One of the guarantees under article 6 of the ECHR – which led to rather more litigation than Scots lawyers expected prior to the Scotland Act 1998 – is the right to trial within a reasonable time. That right runs, according to the European Court, from the time at which the person is “charged”. A charge, for these purposes, has been defined as “the official notification given to an individual by the competent authority of an allegation that he has committed a criminal offence” (Eckle v Federal Republic of Germany (1983) 5 EHRR 1, at para 73).
In practice, the Crown has tended to accept that for ECHR purposes, a “charge” occurs when the police put an allegation to a suspect while he is being interviewed (see, e.g., Dyer v Watson [2002] UKPC D1, at para 96 per Lord Hope of Craighead). That concession, arguably, goes further than is required by the ECHR (see Attorney-General’s Reference (No 2 of 2001) [2003] UKHL 68), and the opinion issued in Burns v HM Advocate [2007] HCJAC 66 last Thursday casts some further doubt on it.
In Burns, the appellant was initially interviewed by police officers in England, and the case papers were subsequently sent to Strathclyde police. The appeal court was not prepared to entertain the suggestion that the article 6(1) clock had started to run when allegations were put to him during his interview in England. Other considerations aside, the police officers could not be regarded as the “competent authority” (although the court did acknowledge that the position might be different had the English police been acting at the request of Scottish officers).

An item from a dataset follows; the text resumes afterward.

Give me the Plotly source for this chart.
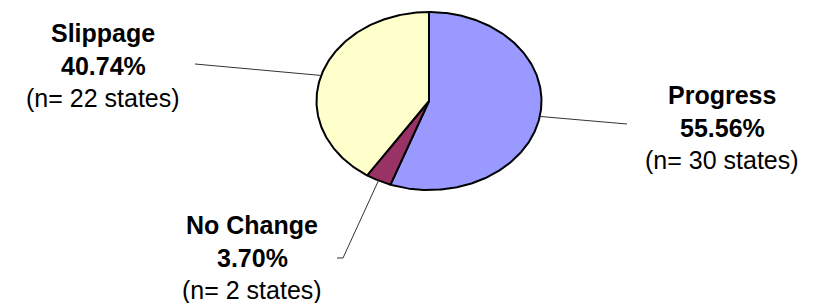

What is interesting is that the court does not seem prepared to endorse the concession which has been previously made by the Crown as to the starting point for the article 6(1) guarantee. Counsel for the appellant submitted that “[h]ad what was said to the appellant by Metropolitan Police officers in February 2003 been said to him by officers of Strathclyde Police at that time, it was clear that he would then have received official notification for the purposes of the Convention” (see para 6). But the Lord Justice-General avoids endorsing this claim, saying only (at para 10):
“it has been accepted both in Scotland and in England and Wales that that initiation can take place before the formal commencement of criminal proceedings by the public prosecutor. In Scotland, the formal charging, in the domestic sense, of a suspect by a Scottish police officer will, ordinarily at least, constitute an official notification given by the competent authority of an allegation that the individual has committed a criminal offence.”
Does this mean that the prior concession was wrong? The difference is important: in Dyer v Watson, for example, the Crown conceded that the article 6(1) clock started to tick for Watson and Burrows when they were interviewed on the 28 January 1999. But they were not charged by the police on that occasion, and the next alternative date which might be regarded as the date of a “charge” would seem to be April 2000 when proceedings were commenced by way of summary complaint. If that was the starting date, the article 6 arguments they made a matter of weeks thereafter (which succeeded before the High Court but were later overturned by the Judicial Committee) would never have got off the ground.
It would be dangerous to read too much into what is at most, an obiter omission (if such a thing exists) – but the point may arise again before long.